While helping users host applications on five public clouds was one of Appfog’s main selling points, “it’s also become increasingly resource-intensive to maintain so many instances of our infrastructure,” AppFog CEO Lucas Carlson wrote in the email. He referred users to the AppFog Console, which will enable them to clone their application onto new target infrastructure.

Carlson could not be reached for comment Monday morning, but, Generally speaking, PaaS adoption by business users has been sketchy at best. Many developers love PaaS because it makes development and testing very easy, but once the applications are built, many companies prefer to run them in-house (i.e., not on a public cloud). And, more specifically, there have been rumors  that AppFog was seeking investment or even a potential buyout.

AppFog tried to end-run that argument by allowing deployment on private clouds as well, but it’s unclear how well that effort has gone. There has also been angst among companies, including AppFog, that built their PaaS offerings atop the Cloud Foundry framework. That was true when Cloud Foundry resided under VMware, and remains true since it was spun off to Pivotal, which is now selling its own Cloud Foundry PaaS that competes with third-party options.
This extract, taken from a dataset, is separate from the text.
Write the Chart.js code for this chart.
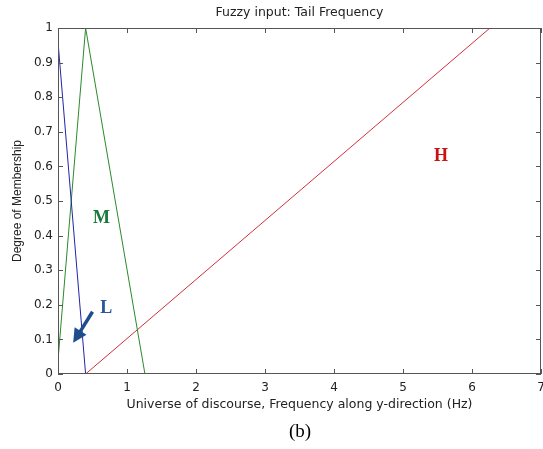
<!DOCTYPE html>
<html>
<head>
<meta charset="utf-8">
<script src="https://cdn.jsdelivr.net/npm/chart.js@4.4.1/dist/chart.umd.min.js"></script>
<style>
  html, body { margin: 0; padding: 0; background: #fff; }
  #wrap { position: relative; width: 543px; height: 449px; }
</style>
</head>
<body>
<div id="wrap"><canvas id="fuzzyChart" width="543" height="449"></canvas></div>
<script>
// membership functions (x in Hz, y = degree)
const lowX = [0, 0.4];
const lowY = [0.96, 0];
const medX = [0, 0.4, 1.26];
const medY = [0.04, 1, 0];
const highX = [0.4, 6.26];
const highY = [0, 1];

const xTicks = [0, 1, 2, 3, 4, 5, 6, 7];
const yTicks = [0, 0.1, 0.2, 0.3, 0.4, 0.5, 0.6, 0.7, 0.8, 0.9, 1];

const toPoints = (xs, ys) => xs.map((x, i) => ({ x: x, y: ys[i] }));

const sans = 'DejaVu Sans, Liberation Sans, sans-serif';

// box + inward ticks + text labels like the matlab figure
const matlabBox = {
  id: 'matlabBox',
  afterDraw(chart) {
    const { ctx, chartArea: a, scales } = chart;
    ctx.save();
    ctx.strokeStyle = '#555';
    ctx.lineWidth = 1;
    ctx.strokeRect(a.left + 0.5, a.top + 0.5, a.right - a.left - 1, a.bottom - a.top - 1);
    ctx.beginPath();
    xTicks.forEach(v => {
      const px = Math.round(scales.x.getPixelForValue(v)) + 0.5;
      ctx.moveTo(px, a.bottom); ctx.lineTo(px, a.bottom - 5);
      ctx.moveTo(px, a.top); ctx.lineTo(px, a.top + 5);
    });
    yTicks.forEach(v => {
      const py = Math.round(scales.y.getPixelForValue(v)) + 0.5;
      ctx.moveTo(a.left, py); ctx.lineTo(a.left + 5, py);
      ctx.moveTo(a.right, py); ctx.lineTo(a.right - 5, py);
    });
    ctx.stroke();

    // title, centred over the axes like matlab does
    ctx.textAlign = 'center';
    ctx.textBaseline = 'middle';
    ctx.fillStyle = '#222';
    ctx.font = '12.5px ' + sans;
    ctx.fillText('Fuzzy input: Tail Frequency', (a.left + a.right) / 2, 13);

    // L M H labels
    ctx.font = 'bold 18px "Liberation Serif", "DejaVu Serif", serif';
    ctx.fillStyle = '#1a7a3a';
    ctx.fillText('M', scales.x.getPixelForValue(0.63), scales.y.getPixelForValue(0.45));
    ctx.fillStyle = '#2b55a0';
    ctx.fillText('L', scales.x.getPixelForValue(0.7), scales.y.getPixelForValue(0.19));
    ctx.fillStyle = '#cc1111';
    ctx.fillText('H', scales.x.getPixelForValue(5.55), scales.y.getPixelForValue(0.63));

    // arrow pointing at the L curve
    const x0 = scales.x.getPixelForValue(0.5), y0 = scales.y.getPixelForValue(0.18);
    const x1 = scales.x.getPixelForValue(0.22), y1 = scales.y.getPixelForValue(0.09);
    const ang = Math.atan2(y1 - y0, x1 - x0);
    ctx.strokeStyle = '#1f4e8c';
    ctx.fillStyle = '#1f4e8c';
    ctx.lineWidth = 3.5;
    ctx.beginPath();
    ctx.moveTo(x0, y0);
    ctx.lineTo(x1 - 10 * Math.cos(ang), y1 - 10 * Math.sin(ang));
    ctx.stroke();
    ctx.beginPath();
    ctx.moveTo(x1, y1);
    ctx.lineTo(x1 - 14 * Math.cos(ang) + 7 * Math.sin(ang), y1 - 14 * Math.sin(ang) - 7 * Math.cos(ang));
    ctx.lineTo(x1 - 14 * Math.cos(ang) - 7 * Math.sin(ang), y1 - 14 * Math.sin(ang) + 7 * Math.cos(ang));
    ctx.closePath();
    ctx.fill();

    // figure caption
    ctx.fillStyle = '#000';
    ctx.font = '19px "Liberation Serif", "DejaVu Serif", serif';
    ctx.fillText('(b)', 300, 432);
    ctx.restore();
  }
};

const lineDs = (label, pts, color) => ({
  label: label,
  data: pts,
  borderColor: color,
  borderWidth: 1,
  pointRadius: 0,
  fill: false,
  tension: 0
});

new Chart(document.getElementById('fuzzyChart'), {
  type: 'line',
  data: {
    datasets: [
      lineDs('L', toPoints(lowX, lowY), '#2424a8'),
      lineDs('M', toPoints(medX, medY), '#2a8a2a'),
      lineDs('H', toPoints(highX, highY), '#d03040')
    ]
  },
  options: {
    responsive: false,
    animation: false,
    layout: { padding: { left: 0, right: 2, top: 28, bottom: 0 } },
    plugins: {
      legend: { display: false },
      tooltip: { enabled: false },
      title: { display: false }
    },
    scales: {
      x: {
        type: 'linear',
        min: 0, max: 7,
        afterBuildTicks: s => { s.ticks = xTicks.map(v => ({ value: v })); },
        afterFit: s => { s.height = 75; s.paddingLeft = 0; s.paddingRight = 0; },
        grid: { display: false, drawTicks: false },
        border: { display: false },
        ticks: {
          color: '#222',
          padding: 7,
          maxRotation: 0,
          font: { family: sans, size: 12 }
        },
        title: {
          display: true,
          text: 'Universe of discourse, Frequency along y-direction (Hz)',
          color: '#222',
          font: { family: sans, size: 12.5 },
          padding: { top: 0, bottom: 37 }
        }
      },
      y: {
        type: 'linear',
        min: 0, max: 1,
        afterBuildTicks: s => { s.ticks = yTicks.map(v => ({ value: v })); },
        afterFit: s => { s.width = 58; s.paddingTop = 0; s.paddingBottom = 0; },
        grid: { display: false, drawTicks: false },
        border: { display: false },
        ticks: {
          color: '#222',
          padding: 5,
          font: { family: sans, size: 12 },
          callback: v => String(v)
        },
        title: {
          display: true,
          text: 'Degree of Membership',
          color: '#222',
          font: { family: 'Liberation Sans, Arial, sans-serif', size: 12 },
          padding: { top: 10, bottom: 0 }
        }
      }
    }
  },
  plugins: [matlabBox]
});
</script>
</body>
</html>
I’ve reached out to Carlson for comment and will update this story when he responds.

Update: Carlson would not comment on rationale for dropping Rackspace but did say that AppFog has hundreds of paying customers and that his goal is to “build a big company in a big space.” AppFog still supports Amazon Web Services in three regions — North America, Europe and Asia as well as HP’s cloud.

This story was updated at 7:25 a.m. PST with Carlson’s comment.